Corn sees follow through buying after bouncing off key support Wednesday and closes above the 40-day moving average. Jeff Hoogendoorn, Professional Ag Marketing, says that technical action was impressive to him. “The corn market acts like it wants to build off that but I am a little concerned about corn getting back to the top end of the range.”

Corn has been having trouble getting above and closing above a stiffer 50-day resistance area on the charts and is looking for fresh bullish news to keep moving higher.

Hoogendoorn says weather is the next factor the market will focus on and so far, it looks like it will cooperate to allow farmers to make good planting progress. “I’m afraid that’s going to be a bit on the negative side for the corn market in the short term and make it tough to take out those resistance areas on the chart,” he says.

However, with only 90 million acres of corn being planted by farmers that will make any weather issues more of a supportive catalyst for speculators to buy. So, will the funds stay short in the grain markets heading into the growing season? Hoogendoorn says speculators are not traditionally short ahead of the U.S. crop season. “I think they could cover a bigger portion of that position as you get into the last half of April.”

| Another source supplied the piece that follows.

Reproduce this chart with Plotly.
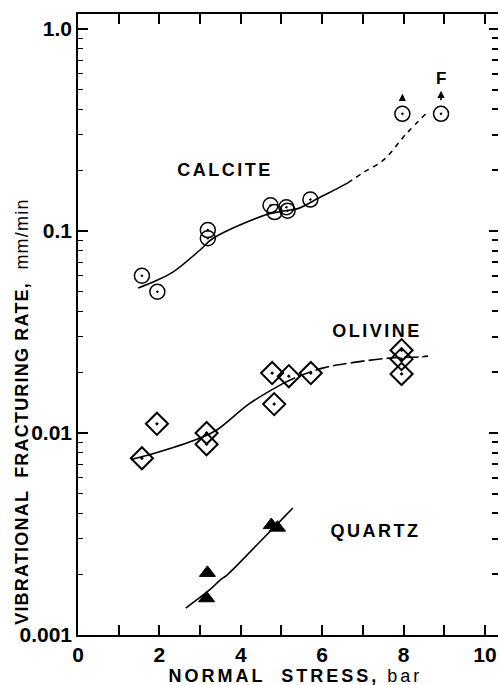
import math
import plotly.graph_objects as go

# ---- data ----
calcite_x = [1.57, 1.95, 3.19, 3.19, 4.73, 4.83, 5.12, 5.15, 5.71, 7.97, 8.92]
calcite_y = [0.060, 0.050, 0.101, 0.092, 0.134, 0.124, 0.131, 0.126, 0.143, 0.38, 0.38]

olivine_x = [1.57, 1.94, 3.16, 3.16, 4.77, 4.82, 5.18, 5.72, 7.95, 7.95, 7.95]
olivine_y = [0.0075, 0.0111, 0.0100, 0.0088, 0.0198, 0.0139, 0.0191, 0.0198, 0.0257, 0.0232, 0.0196]

quartz_x = [3.18, 3.16, 4.75, 4.90]
quartz_y = [0.00203, 0.00152, 0.0035, 0.0034]

calcite_fit_x = [1.48, 1.9, 2.34, 3.0, 3.32, 4.6, 5.0, 5.4, 5.95, 6.39, 6.63]
calcite_fit_y = [0.0522, 0.0565, 0.0627, 0.0805, 0.092, 0.120, 0.125, 0.129, 0.147, 0.163, 0.173]
calcite_ext_x = [6.63, 7.0, 7.5, 8.08, 8.57]
calcite_ext_y = [0.173, 0.194, 0.224, 0.305, 0.384]

olivine_fit_x = [1.3, 1.82, 3.0, 3.41, 4.22, 5.02]
olivine_fit_y = [0.0074, 0.00787, 0.00944, 0.01035, 0.0140, 0.0175]
olivine_ext_x = [5.02, 5.4, 6.03, 6.68, 7.67, 8.4, 8.6]
olivine_ext_y = [0.0175, 0.0190, 0.0210, 0.0222, 0.0235, 0.0238, 0.0240]

quartz_fit_x = [2.65, 3.29, 3.49, 3.66, 4.23, 4.87, 5.28]
quartz_fit_y = [0.00136, 0.00171, 0.00187, 0.00198, 0.00258, 0.0035, 0.00425]

# label anchor positions (data units)
label_names = ["CALCITE", "OLIVINE", "QUARTZ"]
label_x = [3.62, 7.35, 7.32]
label_y = [0.20, 0.032, 0.00326]

x_ticks = [0, 1, 2, 3, 4, 5, 6, 7, 8, 9, 10]
x_ticktext = ["0", "", "2", "", "4", "", "6", "", "8", "", "10"]
y_ticks = [0.001, 0.01, 0.1, 1.0]
y_ticktext = ["0.001", "0.01", "0.1", "1.0"]
y_minor = [m * d for d in [0.001, 0.01, 0.1, 1.0] for m in range(2, 10)]

FONT = "Liberation Sans"

fig = go.Figure()

line_style = dict(color="black", width=1.6)
fig.add_trace(go.Scatter(x=calcite_fit_x, y=calcite_fit_y, mode="lines", line=line_style, line_shape="spline"))
fig.add_trace(go.Scatter(x=calcite_ext_x, y=calcite_ext_y, mode="lines",
                         line=dict(color="black", width=1.6, dash="5px,5px"), line_shape="spline"))
fig.add_trace(go.Scatter(x=olivine_fit_x, y=olivine_fit_y, mode="lines", line=line_style, line_shape="spline"))
fig.add_trace(go.Scatter(x=olivine_ext_x, y=olivine_ext_y, mode="lines",
                         line=dict(color="black", width=1.6, dash="14px,4px"), line_shape="spline"))
fig.add_trace(go.Scatter(x=quartz_fit_x, y=quartz_fit_y, mode="lines", line=line_style, line_shape="spline"))

fig.add_trace(go.Scatter(x=calcite_x, y=calcite_y, mode="markers",
                         marker=dict(symbol="circle-open-dot", size=15, color="black",
                                     line=dict(width=1.5, color="black"))))
fig.add_trace(go.Scatter(x=olivine_x, y=olivine_y, mode="markers",
                         marker=dict(symbol="diamond-open-dot", size=17, color="black",
                                     line=dict(width=2, color="black"))))
fig.add_trace(go.Scatter(x=quartz_x, y=quartz_y, mode="markers",
                         marker=dict(symbol="triangle-up", size=14, color="black",
                                     line=dict(width=1, color="black"))))

# dummy trace for right-side ticks
fig.add_trace(go.Scatter(x=[None], y=[None], yaxis="y2", showlegend=False))

label_font = dict(family=FONT, size=18, color="black", weight="bold")
for name, lx, ly in zip(label_names, label_x, label_y):
    fig.add_annotation(x=lx, y=math.log10(ly), xref="x", yref="y", text=name, showarrow=False,
                       font=label_font)

# "F" and arrows above the two highest calcite points
top_x, top_y = calcite_x[-1], math.log10(calcite_y[-1])
fig.add_annotation(x=top_x, y=top_y, xref="x", yref="y", text="F", showarrow=False,
                   yshift=35, font=dict(family=FONT, size=17, color="black", weight="bold"))
fig.add_annotation(x=top_x, y=top_y, xref="x", yref="y", text="", showarrow=True,
                   yshift=23, ax=0, ay=11, standoff=0, arrowhead=2, arrowsize=0.9, arrowwidth=1.6,
                   arrowcolor="black")
fig.add_annotation(x=calcite_x[-2], y=math.log10(calcite_y[-2]), xref="x", yref="y", text="",
                   showarrow=True, yshift=20, ax=0, ay=6, standoff=0, arrowhead=2, arrowsize=0.9,
                   arrowwidth=1.6, arrowcolor="black")

# y-axis title
fig.add_annotation(xref="paper", yref="paper", x=-0.133, y=0.36, xanchor="center", yanchor="middle",
                   textangle=-90, showarrow=False,
                   text="<b>VIBRATIONAL  FRACTURING RATE,</b>  mm/min",
                   font=dict(family=FONT, size=18, color="black"))
# x-axis title
fig.add_annotation(xref="paper", yref="paper", x=0.517, y=-0.066, xanchor="center", yanchor="middle",
                   showarrow=False,
                   text="<b>NORMAL  STRESS,</b> bar",
                   font=dict(family=FONT, size=18, color="black"))

fig.update_layout(
    width=500, height=685,
    margin=dict(l=78, r=2, t=14, b=50, autoexpand=False),
    paper_bgcolor="white", plot_bgcolor="white",
    showlegend=False,
    xaxis=dict(range=[0, 10.32], tickvals=x_ticks, ticktext=x_ticktext,
               ticks="inside", ticklen=10, tickwidth=1.5, tickcolor="black",
               showline=True, linecolor="black", linewidth=1.5, mirror="ticks",
               showgrid=False, zeroline=False, automargin=False,
               tickfont=dict(family=FONT, size=21, color="black", weight="bold")),
    yaxis=dict(type="log", range=[-3, 0.074], tickvals=y_ticks, ticktext=y_ticktext,
               ticks="inside", ticklen=10, tickwidth=1.5, tickcolor="black",
               showline=True, linecolor="black", linewidth=1.5,
               showgrid=False, zeroline=False, automargin=False,
               minor=dict(tickvals=y_minor, ticks="inside", ticklen=5, tickwidth=1.2,
                          tickcolor="black", showgrid=False),
               tickfont=dict(family=FONT, size=21, color="black", weight="bold")),
    yaxis2=dict(type="log", range=[-3, 0.074], overlaying="y", side="right",
                tickvals=y_ticks, showticklabels=False, automargin=False,
                ticks="inside", ticklen=9, tickwidth=1.5, tickcolor="black",
                showline=False, showgrid=False, zeroline=False,
                minor=dict(tickvals=y_minor, ticks="inside", ticklen=6, tickwidth=1.5,
                           tickcolor="black", showgrid=False)),
)

post = """
document.body.style.margin = '0px';
document.body.style.overflow = 'hidden';
var gd = document.getElementById('{plot_id}');
function fixSpacing() {
  document.querySelectorAll('text.annotation-text').forEach(function (t) {
    var s = t.textContent;
    if (s.indexOf('NORMAL') >= 0) { t.style.letterSpacing = '3px'; }
    else if (s.indexOf('VIBRATIONAL') >= 0) { t.style.letterSpacing = '1.2px'; }
    else if (s === 'CALCITE' || s === 'OLIVINE' || s === 'QUARTZ') { t.style.letterSpacing = '2.5px'; }
  });
}
fixSpacing();
if (gd && gd.on) { gd.on('plotly_afterplot', fixSpacing); }
setTimeout(fixSpacing, 50);
"""

fig.write_html("out.html", post_script=post, config={"displayModeBar": False})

Soybeans fall on disappointing weekly exports of only 7.1 million bushels and the flash sale of 5.6 mb to Mexico did little to improve price action.

Cattle futures stage a recovery rally as the market is oversold and despite some lower cash trade in the North at $188-$189 live and $297-$298 dressed, down $2 to $3 from last week. Yet he says cash has held together better than expected.

Still, can the futures see further buying amid HPAI headlines and uncertainty? Hoogendoorn says the funds lack confidence in the market which could make sustaining rallies difficult.

And lean hog futures were higher again as they’ve attracted fund buying and June contract through the deferreds are hitting new contract highs, but strong demand is also supportive.